• [RECORD EXTRACTS]:
◆ ◆ ◆

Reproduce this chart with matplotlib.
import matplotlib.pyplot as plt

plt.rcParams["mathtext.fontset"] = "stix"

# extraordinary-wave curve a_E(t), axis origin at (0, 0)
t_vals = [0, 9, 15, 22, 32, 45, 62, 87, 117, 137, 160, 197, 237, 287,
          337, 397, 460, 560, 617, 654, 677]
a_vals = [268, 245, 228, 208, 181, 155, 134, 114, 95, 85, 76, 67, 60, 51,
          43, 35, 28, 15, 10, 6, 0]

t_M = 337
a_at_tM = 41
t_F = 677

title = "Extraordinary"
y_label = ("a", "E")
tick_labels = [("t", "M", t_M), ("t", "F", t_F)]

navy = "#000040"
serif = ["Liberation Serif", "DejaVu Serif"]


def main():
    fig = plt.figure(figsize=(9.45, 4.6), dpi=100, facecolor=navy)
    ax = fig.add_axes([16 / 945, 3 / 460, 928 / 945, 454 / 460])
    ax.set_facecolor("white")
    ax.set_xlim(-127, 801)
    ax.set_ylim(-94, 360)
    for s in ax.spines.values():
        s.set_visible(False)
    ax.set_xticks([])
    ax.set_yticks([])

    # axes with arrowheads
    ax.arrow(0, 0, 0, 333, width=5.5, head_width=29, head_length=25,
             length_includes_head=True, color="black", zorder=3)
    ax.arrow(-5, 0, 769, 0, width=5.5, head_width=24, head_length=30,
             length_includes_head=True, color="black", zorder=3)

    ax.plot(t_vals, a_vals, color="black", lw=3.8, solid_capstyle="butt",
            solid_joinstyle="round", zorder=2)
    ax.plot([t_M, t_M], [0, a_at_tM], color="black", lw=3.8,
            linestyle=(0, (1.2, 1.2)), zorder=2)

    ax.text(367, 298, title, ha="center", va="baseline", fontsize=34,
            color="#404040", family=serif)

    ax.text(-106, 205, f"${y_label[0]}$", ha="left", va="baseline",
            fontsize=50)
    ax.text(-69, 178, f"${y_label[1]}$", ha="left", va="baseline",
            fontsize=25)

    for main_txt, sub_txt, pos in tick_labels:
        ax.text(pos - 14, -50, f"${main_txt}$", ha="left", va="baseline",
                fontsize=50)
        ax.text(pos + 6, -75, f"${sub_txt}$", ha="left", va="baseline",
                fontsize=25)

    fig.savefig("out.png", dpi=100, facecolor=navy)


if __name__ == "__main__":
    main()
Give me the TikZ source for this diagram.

◆ ◆ ◆

• [PROBLEM REQUIREMENTS]: Extract each entry in full and write it down exactly.

• [TASK OUTPUT]:
Reproduce this chart with matplotlib.
import matplotlib.pyplot as plt

plt.rcParams["mathtext.fontset"] = "stix"

# extraordinary-wave curve a_E(t), axis origin at (0, 0)
t_vals = [0, 9, 15, 22, 32, 45, 62, 87, 117, 137, 160, 197, 237, 287,
          337, 397, 460, 560, 617, 654, 677]
a_vals = [268, 245, 228, 208, 181, 155, 134, 114, 95, 85, 76, 67, 60, 51,
          43, 35, 28, 15, 10, 6, 0]

t_M = 337
a_at_tM = 41
t_F = 677

title = "Extraordinary"
y_label = ("a", "E")
tick_labels = [("t", "M", t_M), ("t", "F", t_F)]

navy = "#000040"
serif = ["Liberation Serif", "DejaVu Serif"]


def main():
    fig = plt.figure(figsize=(9.45, 4.6), dpi=100, facecolor=navy)
    ax = fig.add_axes([16 / 945, 3 / 460, 928 / 945, 454 / 460])
    ax.set_facecolor("white")
    ax.set_xlim(-127, 801)
    ax.set_ylim(-94, 360)
    for s in ax.spines.values():
        s.set_visible(False)
    ax.set_xticks([])
    ax.set_yticks([])

    # axes with arrowheads
    ax.arrow(0, 0, 0, 333, width=5.5, head_width=29, head_length=25,
             length_includes_head=True, color="black", zorder=3)
    ax.arrow(-5, 0, 769, 0, width=5.5, head_width=24, head_length=30,
             length_includes_head=True, color="black", zorder=3)

    ax.plot(t_vals, a_vals, color="black", lw=3.8, solid_capstyle="butt",
            solid_joinstyle="round", zorder=2)
    ax.plot([t_M, t_M], [0, a_at_tM], color="black", lw=3.8,
            linestyle=(0, (1.2, 1.2)), zorder=2)

    ax.text(367, 298, title, ha="center", va="baseline", fontsize=34,
            color="#404040", family=serif)

    ax.text(-106, 205, f"${y_label[0]}$", ha="left", va="baseline",
            fontsize=50)
    ax.text(-69, 178, f"${y_label[1]}$", ha="left", va="baseline",
            fontsize=25)

    for main_txt, sub_txt, pos in tick_labels:
        ax.text(pos - 14, -50, f"${main_txt}$", ha="left", va="baseline",
                fontsize=50)
        ax.text(pos + 6, -75, f"${sub_txt}$", ha="left", va="baseline",
                fontsize=25)

    fig.savefig("out.png", dpi=100, facecolor=navy)


if __name__ == "__main__":
    main()
Give me the TikZ source for this diagram.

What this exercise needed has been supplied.